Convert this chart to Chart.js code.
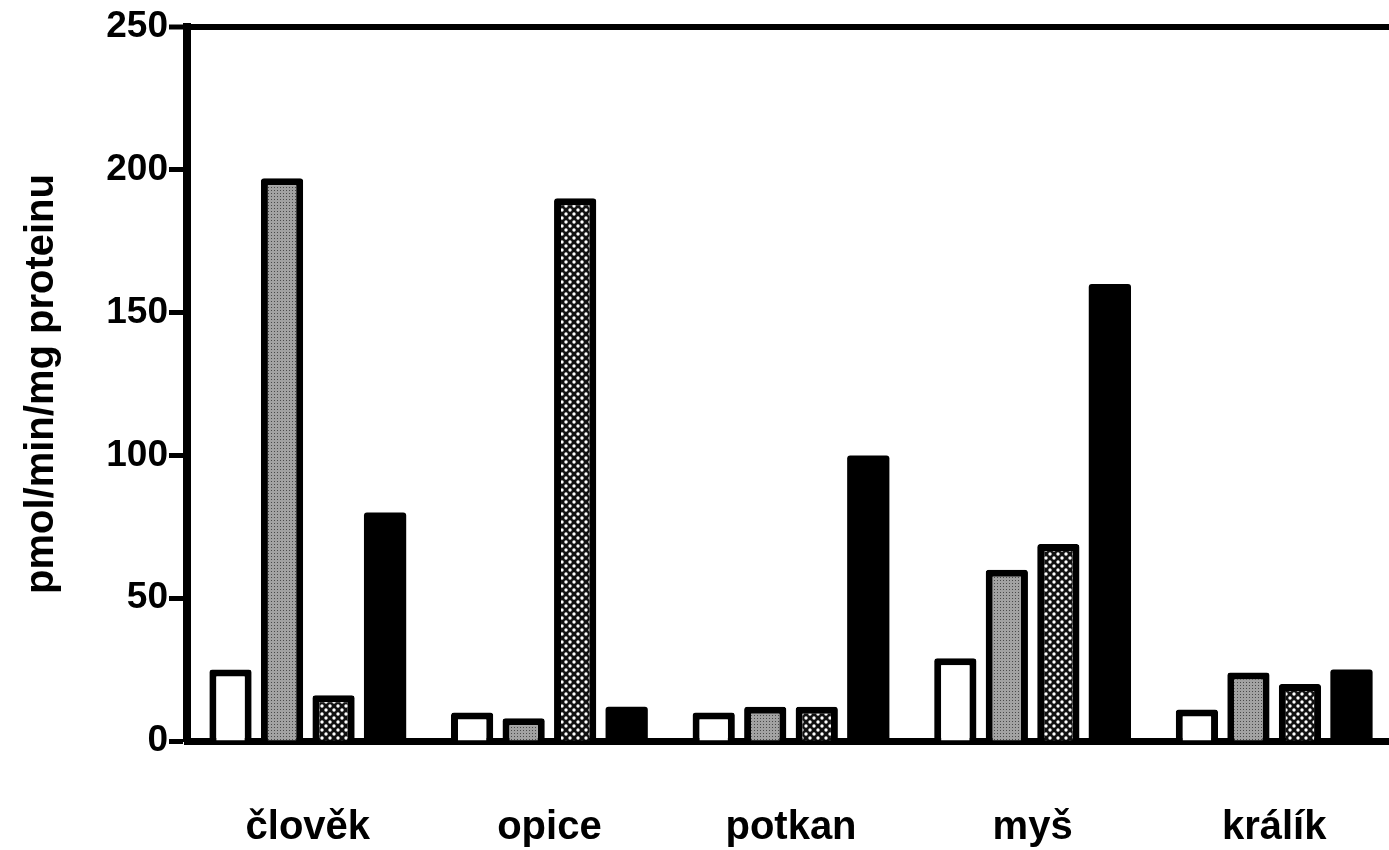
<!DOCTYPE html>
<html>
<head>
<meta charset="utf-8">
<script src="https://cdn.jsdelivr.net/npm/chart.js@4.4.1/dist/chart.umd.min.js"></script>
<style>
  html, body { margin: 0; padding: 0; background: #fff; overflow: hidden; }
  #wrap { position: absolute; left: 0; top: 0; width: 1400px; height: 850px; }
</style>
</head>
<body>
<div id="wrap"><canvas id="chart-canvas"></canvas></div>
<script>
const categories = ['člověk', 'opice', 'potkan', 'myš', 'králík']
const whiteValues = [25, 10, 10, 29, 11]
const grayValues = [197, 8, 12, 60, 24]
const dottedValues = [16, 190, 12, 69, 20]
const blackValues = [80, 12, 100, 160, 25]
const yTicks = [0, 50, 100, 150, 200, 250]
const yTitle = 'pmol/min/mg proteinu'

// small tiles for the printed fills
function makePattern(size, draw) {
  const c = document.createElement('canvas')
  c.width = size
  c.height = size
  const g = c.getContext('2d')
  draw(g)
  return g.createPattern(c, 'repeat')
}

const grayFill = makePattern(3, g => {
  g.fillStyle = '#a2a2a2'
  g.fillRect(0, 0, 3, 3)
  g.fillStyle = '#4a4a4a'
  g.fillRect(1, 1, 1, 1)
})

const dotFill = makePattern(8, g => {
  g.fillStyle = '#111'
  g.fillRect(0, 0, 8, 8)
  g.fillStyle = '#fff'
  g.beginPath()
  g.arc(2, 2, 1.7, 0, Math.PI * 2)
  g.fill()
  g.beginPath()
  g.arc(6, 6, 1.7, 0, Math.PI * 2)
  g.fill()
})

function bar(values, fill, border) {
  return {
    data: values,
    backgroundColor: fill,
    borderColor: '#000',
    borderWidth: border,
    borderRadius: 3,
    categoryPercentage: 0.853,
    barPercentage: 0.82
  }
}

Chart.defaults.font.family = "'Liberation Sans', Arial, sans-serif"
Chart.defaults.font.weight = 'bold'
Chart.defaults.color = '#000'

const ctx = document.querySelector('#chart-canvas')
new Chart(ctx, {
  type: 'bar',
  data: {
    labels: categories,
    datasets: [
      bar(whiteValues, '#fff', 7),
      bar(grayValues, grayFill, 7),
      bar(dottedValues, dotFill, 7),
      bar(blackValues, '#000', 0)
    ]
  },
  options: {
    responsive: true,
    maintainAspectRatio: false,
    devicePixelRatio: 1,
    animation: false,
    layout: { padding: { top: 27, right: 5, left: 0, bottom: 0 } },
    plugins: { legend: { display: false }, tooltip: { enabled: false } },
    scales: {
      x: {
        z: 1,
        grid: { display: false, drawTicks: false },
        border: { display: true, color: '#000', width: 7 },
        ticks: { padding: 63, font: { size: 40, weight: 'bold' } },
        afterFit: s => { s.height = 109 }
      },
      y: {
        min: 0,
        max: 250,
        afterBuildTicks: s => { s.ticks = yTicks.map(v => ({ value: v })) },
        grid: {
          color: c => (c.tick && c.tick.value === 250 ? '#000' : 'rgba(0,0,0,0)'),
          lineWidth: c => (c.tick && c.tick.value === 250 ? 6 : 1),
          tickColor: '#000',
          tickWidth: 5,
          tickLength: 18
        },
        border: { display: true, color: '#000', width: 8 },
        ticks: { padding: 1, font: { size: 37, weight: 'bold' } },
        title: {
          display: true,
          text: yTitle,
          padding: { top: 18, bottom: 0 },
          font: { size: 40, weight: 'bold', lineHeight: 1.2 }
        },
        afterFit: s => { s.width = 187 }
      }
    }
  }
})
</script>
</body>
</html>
------------------------------------------------
- _Set task_:
Starting at the top of the listing above, please restate word for word each line up to and including the one that holds "Chart.defaults.color = '#000'", omitting every image.

- _Response for this exercise_:
Convert this chart to Chart.js code.
<!DOCTYPE html>
<html>
<head>
<meta charset="utf-8">
<script src="https://cdn.jsdelivr.net/npm/chart.js@4.4.1/dist/chart.umd.min.js"></script>
<style>
  html, body { margin: 0; padding: 0; background: #fff; overflow: hidden; }
  #wrap { position: absolute; left: 0; top: 0; width: 1400px; height: 850px; }
</style>
</head>
<body>
<div id="wrap"><canvas id="chart-canvas"></canvas></div>
<script>
const categories = ['člověk', 'opice', 'potkan', 'myš', 'králík']
const whiteValues = [25, 10, 10, 29, 11]
const grayValues = [197, 8, 12, 60, 24]
const dottedValues = [16, 190, 12, 69, 20]
const blackValues = [80, 12, 100, 160, 25]
const yTicks = [0, 50, 100, 150, 200, 250]
const yTitle = 'pmol/min/mg proteinu'

// small tiles for the printed fills
function makePattern(size, draw) {
  const c = document.createElement('canvas')
  c.width = size
  c.height = size
  const g = c.getContext('2d')
  draw(g)
  return g.createPattern(c, 'repeat')
}

const grayFill = makePattern(3, g => {
  g.fillStyle = '#a2a2a2'
  g.fillRect(0, 0, 3, 3)
  g.fillStyle = '#4a4a4a'
  g.fillRect(1, 1, 1, 1)
})

const dotFill = makePattern(8, g => {
  g.fillStyle = '#111'
  g.fillRect(0, 0, 8, 8)
  g.fillStyle = '#fff'
  g.beginPath()
  g.arc(2, 2, 1.7, 0, Math.PI * 2)
  g.fill()
  g.beginPath()
  g.arc(6, 6, 1.7, 0, Math.PI * 2)
  g.fill()
})

function bar(values, fill, border) {
  return {
    data: values,
    backgroundColor: fill,
    borderColor: '#000',
    borderWidth: border,
    borderRadius: 3,
    categoryPercentage: 0.853,
    barPercentage: 0.82
  }
}

Chart.defaults.font.family = "'Liberation Sans', Arial, sans-serif"
Chart.defaults.font.weight = 'bold'
Chart.defaults.color = '#000'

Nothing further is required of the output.